» AIM OF THE EXERCISE: Find the lines with "React" in them and copy them out.

» DATA BLOCK:
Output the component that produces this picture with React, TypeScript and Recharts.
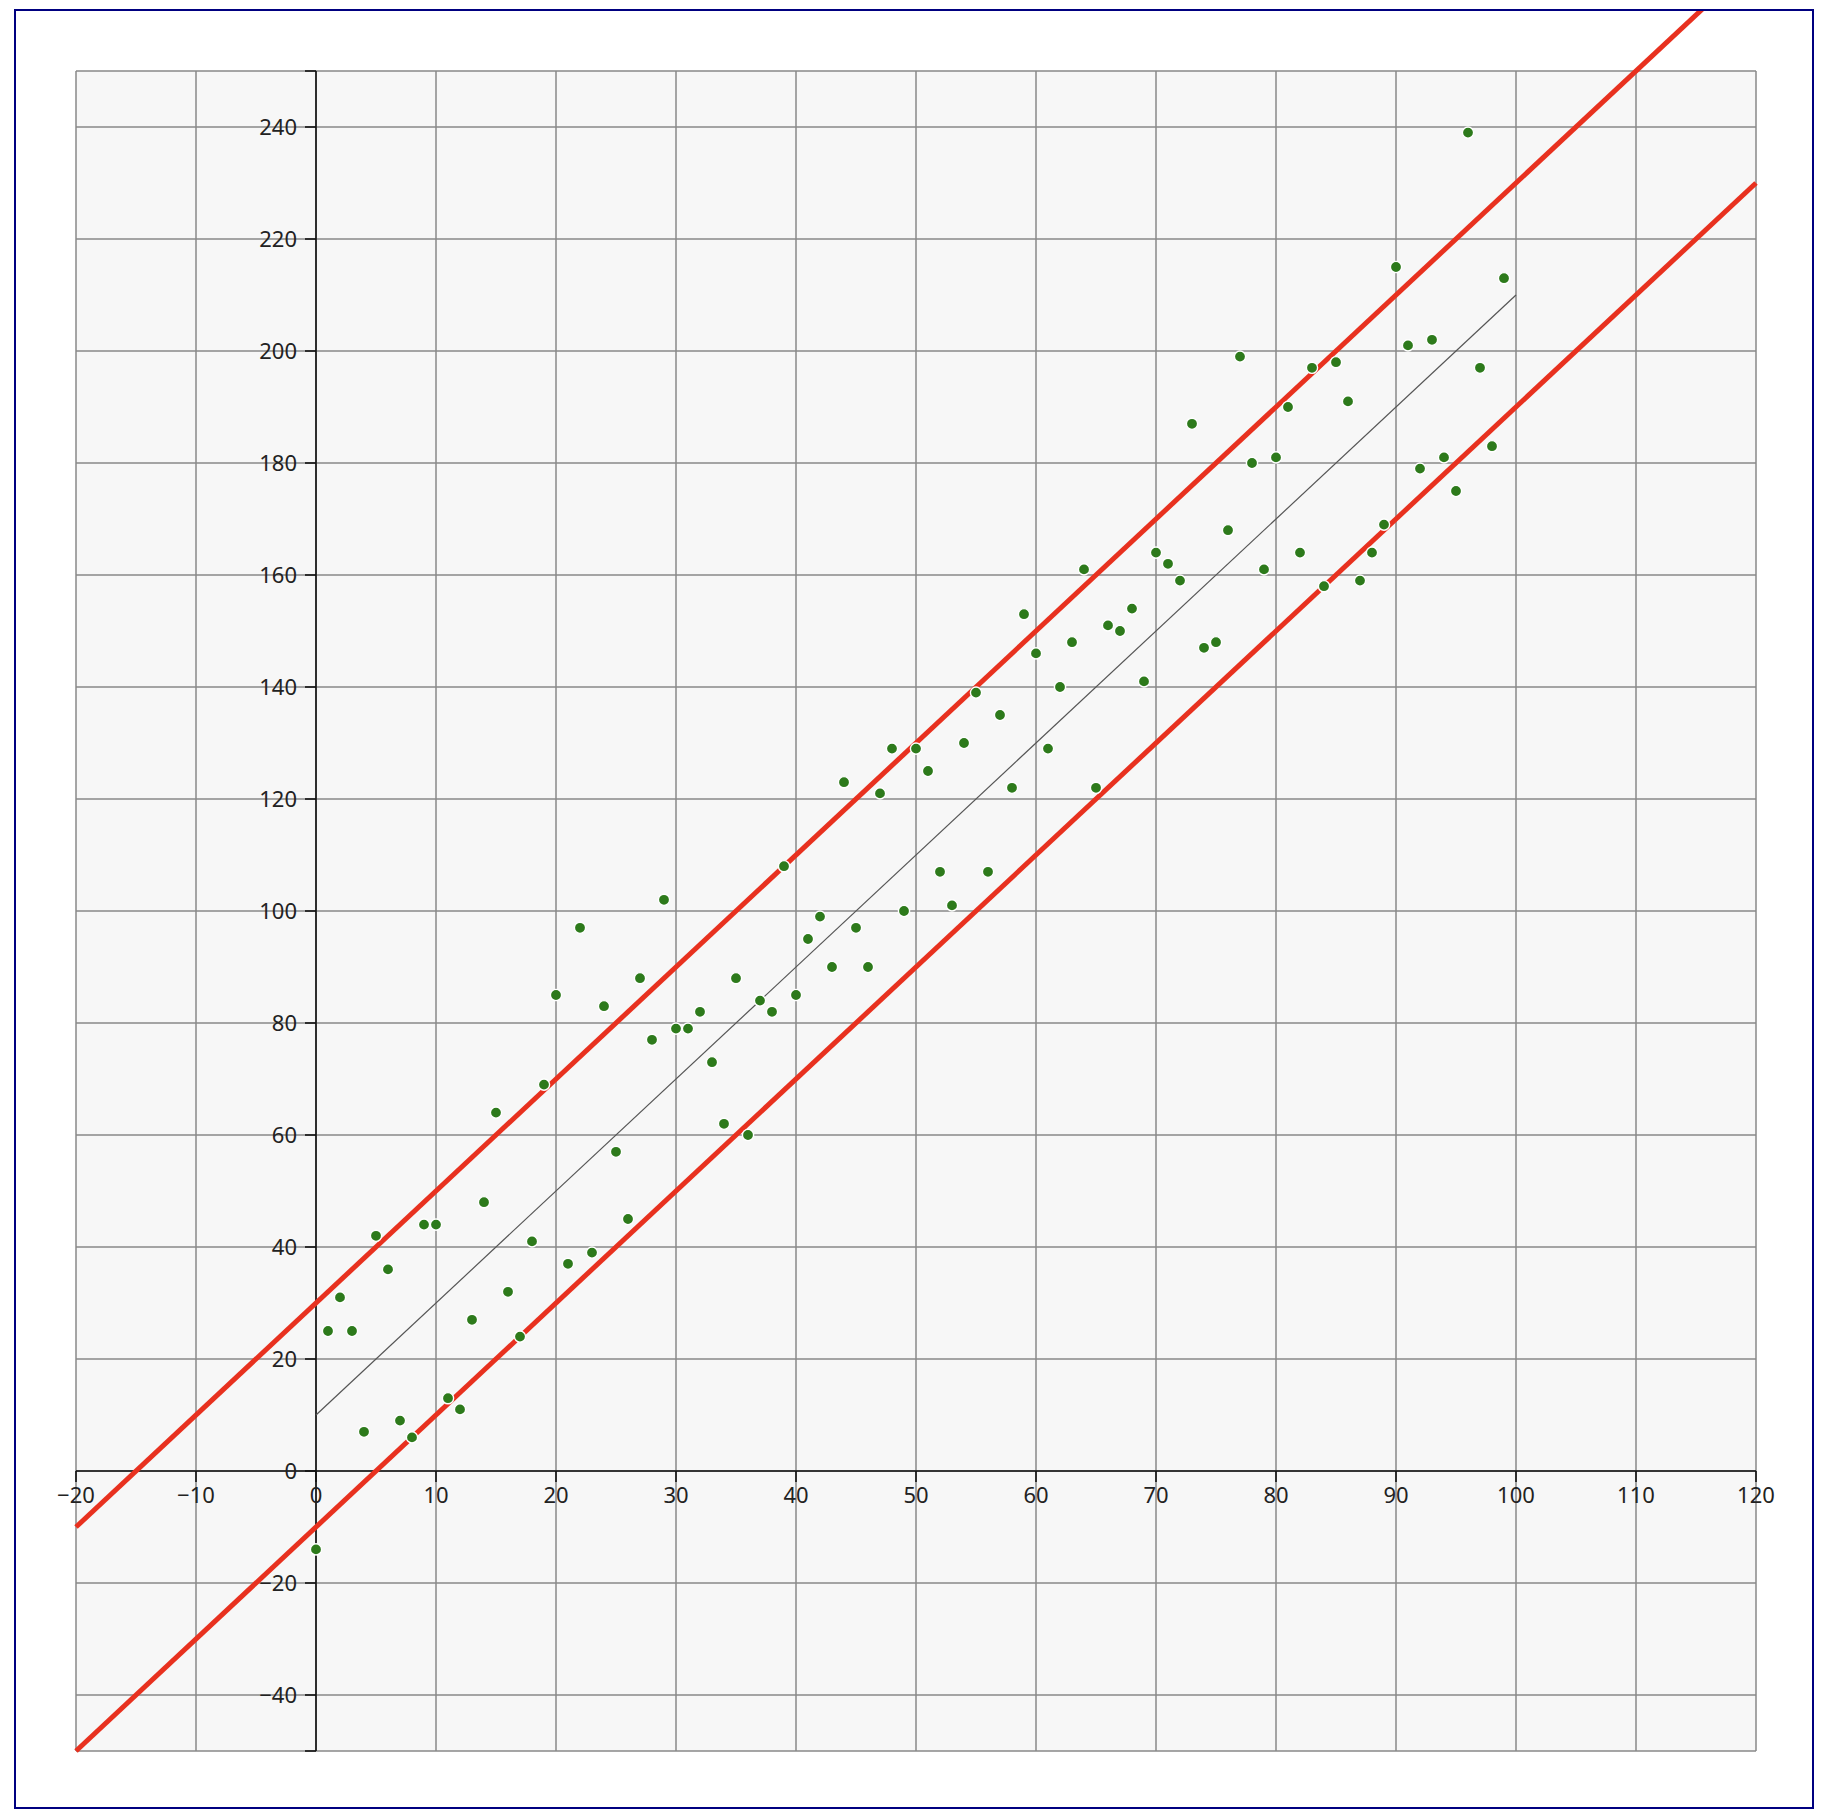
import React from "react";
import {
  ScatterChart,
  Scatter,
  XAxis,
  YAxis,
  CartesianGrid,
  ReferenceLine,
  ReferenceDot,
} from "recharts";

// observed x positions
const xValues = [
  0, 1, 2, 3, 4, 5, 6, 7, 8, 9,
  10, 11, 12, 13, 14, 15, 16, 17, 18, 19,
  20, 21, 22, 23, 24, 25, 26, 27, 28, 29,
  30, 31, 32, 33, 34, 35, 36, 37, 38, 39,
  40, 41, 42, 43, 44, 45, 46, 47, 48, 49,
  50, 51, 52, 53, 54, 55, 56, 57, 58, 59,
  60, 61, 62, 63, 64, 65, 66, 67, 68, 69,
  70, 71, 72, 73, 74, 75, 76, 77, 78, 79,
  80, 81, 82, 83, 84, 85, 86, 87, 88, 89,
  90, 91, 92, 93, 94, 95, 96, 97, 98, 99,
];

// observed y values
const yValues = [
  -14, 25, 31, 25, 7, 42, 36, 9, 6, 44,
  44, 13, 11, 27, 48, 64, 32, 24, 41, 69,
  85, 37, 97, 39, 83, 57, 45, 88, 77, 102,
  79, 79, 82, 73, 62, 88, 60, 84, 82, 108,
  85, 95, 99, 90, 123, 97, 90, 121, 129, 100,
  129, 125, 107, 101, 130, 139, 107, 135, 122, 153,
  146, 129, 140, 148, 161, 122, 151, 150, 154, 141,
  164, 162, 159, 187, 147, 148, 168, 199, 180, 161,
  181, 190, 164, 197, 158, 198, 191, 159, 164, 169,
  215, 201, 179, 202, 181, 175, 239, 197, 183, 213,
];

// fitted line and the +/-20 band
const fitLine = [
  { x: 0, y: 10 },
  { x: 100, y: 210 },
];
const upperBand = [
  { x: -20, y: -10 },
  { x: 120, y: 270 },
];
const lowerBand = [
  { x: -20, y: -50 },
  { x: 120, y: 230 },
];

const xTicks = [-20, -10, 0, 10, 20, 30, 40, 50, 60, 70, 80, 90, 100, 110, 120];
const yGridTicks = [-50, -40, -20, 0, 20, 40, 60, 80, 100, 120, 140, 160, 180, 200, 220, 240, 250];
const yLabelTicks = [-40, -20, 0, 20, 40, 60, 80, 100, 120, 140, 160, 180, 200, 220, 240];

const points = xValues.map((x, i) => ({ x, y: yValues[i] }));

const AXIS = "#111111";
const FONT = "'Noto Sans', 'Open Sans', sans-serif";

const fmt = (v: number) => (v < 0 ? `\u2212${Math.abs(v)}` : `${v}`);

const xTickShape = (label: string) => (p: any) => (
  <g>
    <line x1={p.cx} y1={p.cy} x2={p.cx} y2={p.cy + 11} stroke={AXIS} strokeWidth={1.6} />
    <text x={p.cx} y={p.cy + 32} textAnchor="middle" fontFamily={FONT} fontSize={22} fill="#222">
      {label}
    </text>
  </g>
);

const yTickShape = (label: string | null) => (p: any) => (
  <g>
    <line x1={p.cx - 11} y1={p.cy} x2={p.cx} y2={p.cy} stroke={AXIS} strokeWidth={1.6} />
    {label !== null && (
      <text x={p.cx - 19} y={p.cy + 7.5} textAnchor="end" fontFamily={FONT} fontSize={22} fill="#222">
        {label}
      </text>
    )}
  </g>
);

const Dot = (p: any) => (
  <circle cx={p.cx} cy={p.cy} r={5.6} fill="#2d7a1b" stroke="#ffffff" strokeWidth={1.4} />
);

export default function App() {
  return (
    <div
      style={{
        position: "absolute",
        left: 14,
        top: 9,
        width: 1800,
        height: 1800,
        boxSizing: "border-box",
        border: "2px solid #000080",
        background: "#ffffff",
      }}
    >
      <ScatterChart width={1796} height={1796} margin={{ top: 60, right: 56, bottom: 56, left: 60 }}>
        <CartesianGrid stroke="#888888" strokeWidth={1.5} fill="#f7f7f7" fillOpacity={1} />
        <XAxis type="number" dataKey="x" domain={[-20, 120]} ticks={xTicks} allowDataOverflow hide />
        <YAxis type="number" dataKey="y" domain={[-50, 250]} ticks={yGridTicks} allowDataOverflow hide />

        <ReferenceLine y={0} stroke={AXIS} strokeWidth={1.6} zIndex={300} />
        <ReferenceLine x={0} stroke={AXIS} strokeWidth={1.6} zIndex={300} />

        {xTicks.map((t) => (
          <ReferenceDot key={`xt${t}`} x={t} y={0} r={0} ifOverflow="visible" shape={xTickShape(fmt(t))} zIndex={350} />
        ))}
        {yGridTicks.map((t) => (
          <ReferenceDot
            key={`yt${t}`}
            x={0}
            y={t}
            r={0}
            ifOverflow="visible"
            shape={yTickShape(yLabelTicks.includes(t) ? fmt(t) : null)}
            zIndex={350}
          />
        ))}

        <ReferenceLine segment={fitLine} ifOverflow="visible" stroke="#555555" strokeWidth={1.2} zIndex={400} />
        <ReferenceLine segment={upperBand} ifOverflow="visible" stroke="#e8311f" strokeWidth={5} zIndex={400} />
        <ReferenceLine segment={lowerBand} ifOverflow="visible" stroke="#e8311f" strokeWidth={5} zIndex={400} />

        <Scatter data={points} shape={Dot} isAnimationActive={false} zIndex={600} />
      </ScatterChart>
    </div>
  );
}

» EXERCISE RESPONSE:
Output the component that produces this picture with React, TypeScript and Recharts.
import React from "react";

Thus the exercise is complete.